Fünf Jahre später und fünf Monate nach der feierlichen Wiedereröffnung war ich dort. Die vielen Menschen um mich herum waren mit dem Betreten der Kathedrale aus meiner Wahrnehmung verschwunden. Alle schwiegen und schauten nach oben. Die gotischen Spitzbogen zogen unsere Blicke unweigerlich auf sich. Die Steinkunst der Gotik zeigte ihre Kraft, Zeit und Gedanken auszublenden. Und dank der magischen, indirekten Beleuchtung wurden selbst feine Details bis in die Höhe der Gewölbe erkennbar. Wie ich später nachlas, erhebt sich das Mittelschiff 33 Meter in die Höhe – es wirkt viel höher -, es misst 130 Meter in der Länge – und scheint endlos.

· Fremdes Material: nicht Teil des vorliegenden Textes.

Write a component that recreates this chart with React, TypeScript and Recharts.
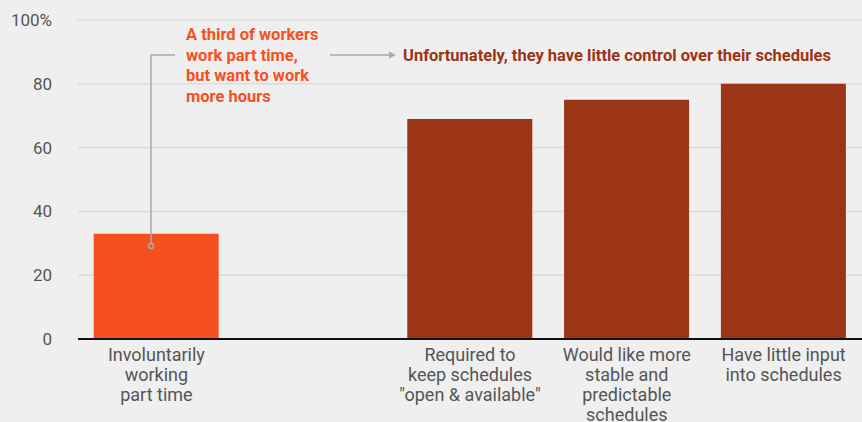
import { BarChart, Bar, XAxis, YAxis, CartesianGrid, Cell } from "recharts"

const categories = [
    "Involuntarily\nworking\npart time",
    " ",
    "Required to\nkeep schedules\n\"open & available\"",
    "Would like more\nstable and\npredictable\nschedules",
    "Have little input\ninto schedules",
]
const shares = [33, null, 69, 75, 80]
const yTicks = [0, 20, 40, 60, 80, 100]
const noteLeft = ["A third of workers", "work part time,", "but want to work", "more hours"]
const noteRight = "Unfortunately, they have little control over their schedules"

const ORANGE = "#F5511F"
const DARK = "#9C3416"
const FONT = "Roboto, sans-serif"

const data = categories.map((name, i) => ({ name, value: shares[i] }))

function CategoryTick({ x, y, payload }: any) {
    const lines = String(payload.value).split("\n")
    return (
        <text x={x} y={y} textAnchor="middle" fill="#555" fontSize={18} fontFamily={FONT}>
            {lines.map((line, i) => (
                <tspan key={i} x={x} dy={i === 0 ? 18 : 20}>{line}</tspan>
            ))}
        </text>
    )
}

// annotation overlay, drawn above the bars
function Notes() {
    return (
        <svg
            width={862}
            height={422}
            style={{ position: "absolute", left: 0, top: 0, pointerEvents: "none" }}
        >
            <g fontFamily={FONT} fontWeight="bold" fontSize={16.5}>
                <polyline points="151,246 151,55 175,55" fill="none" stroke="#aaa" strokeWidth={1.5} />
                <circle cx={151} cy={246} r={2.5} fill={ORANGE} stroke="#aaa" strokeWidth={1.5} />
                <text x={186} y={40} fill={ORANGE}>
                    {noteLeft.map((line, i) => (
                        <tspan key={i} x={186} dy={i === 0 ? 0 : 20.5}>{line}</tspan>
                    ))}
                </text>
                <line x1={330} y1={55} x2={390} y2={55} stroke="#aaa" strokeWidth={1.5} />
                <path d="M389,51.5 L396,55 L389,58.5 Z" fill="#aaa" />
                <text x={403} y={61} fill={DARK}>{noteRight}</text>
            </g>
        </svg>
    )
}

export default function App() {
    return (
        <div style={{ background: "#efefef", width: 862, height: 422, position: "relative", overflow: "hidden" }}>
            <style>{`body{margin:0}`}</style>
            <BarChart
                width={862}
                height={422}
                data={data}
                margin={{ top: 20, right: 0, bottom: 0, left: 0 }}
                barCategoryGap="10%"
            >
                <CartesianGrid vertical={false} stroke="#dcdcdc" strokeWidth={1.5} />
                <YAxis
                    width={78}
                    domain={[0, 100]}
                    ticks={yTicks}
                    tickSize={0}
                    tickMargin={26}
                    axisLine={false}
                    tickLine={false}
                    tick={{ fill: "#555", fontSize: 17, fontFamily: FONT }}
                    tickFormatter={(v: number) => (v === 100 ? "100%" : String(v))}
                />
                <XAxis
                    dataKey="name"
                    interval={0}
                    tickLine={false}
                    tickSize={0}
                    tickMargin={4}
                    axisLine={{ stroke: "#111", strokeWidth: 2 }}
                    tick={<CategoryTick />}
                    height={83}
                />
                <Bar dataKey="value" isAnimationActive={false}>
                    {data.map((entry, index) => (
                        <Cell key={`cell-${index}`} fill={index === 0 ? ORANGE : DARK} />
                    ))}
                </Bar>
            </BarChart>
            <Notes />
        </div>
    )
}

Als mein staunender Blick ins erste Seitenschiff abwanderte, dann in das zweite Seitenschiff, und schließlich bei den äußeren Kapellen landete, weil er alles erfassen wollte – so kehrt er doch wie magisch immer wieder zur Decke des Mittelschiffes zurück. Die Kirche ist breiter als hoch – und trotzdem prägt die vertikale Dimension den Raum.
Der Besucherstrom bewegte sich wie auf einem Laufband von den linken Seitenschiffen bis nach vorne ins Halbdunkel hinter den Altarraum. Dort zog ein großes, goldenes Objekt alle Aufmerksamkeit auf sich: Es war der neue Reliquienschrein für die Dornenkrone Christi, die in Notre-Dame aufbewahrt wird. Im Brand konnte sie durch eine Menschenkette aus Feuerwehrleuten und Helfern gerettet werden. Das moderne goldene Kunstwerk wurde eigens geschaffen, um die bedeutende Reliquie angemessen zu präsentieren.
Der langsame Besucherstrom zog auf der rechten Kirchenseite in Richtung Zentrum weiter. Die berühmten Rosettenfenster waren hier zu bestaunen. Auch sie waren wie durch ein Wunder unversehrt geblieben. Sie stammen aus der Bauzeit im 13. Jahrhundert und zeigen Szenen aus dem Alten und Neuen Testament. Das bunte Licht, das durch die Fenster fällt, galt von jeher als göttliches Licht.
Schweigend ging ich weiter, versunken und immer wieder staunend über die kurze Zeitspanne der Restaurierung. Mit jedem langsamen Schritt bewunderte ich mehr die Kunst der Steinmetze, der Bildrestauratoren und Kirchenmaler, das meisterliche Handwerk der Zimmerleute, Dachdecker und Steinrestauratoren – und ich begann zu ahnen, wieviel Sachverstand von Kunsthistorikern, Architekten und Ingenieuren in dieses Werk eingeflossen ist.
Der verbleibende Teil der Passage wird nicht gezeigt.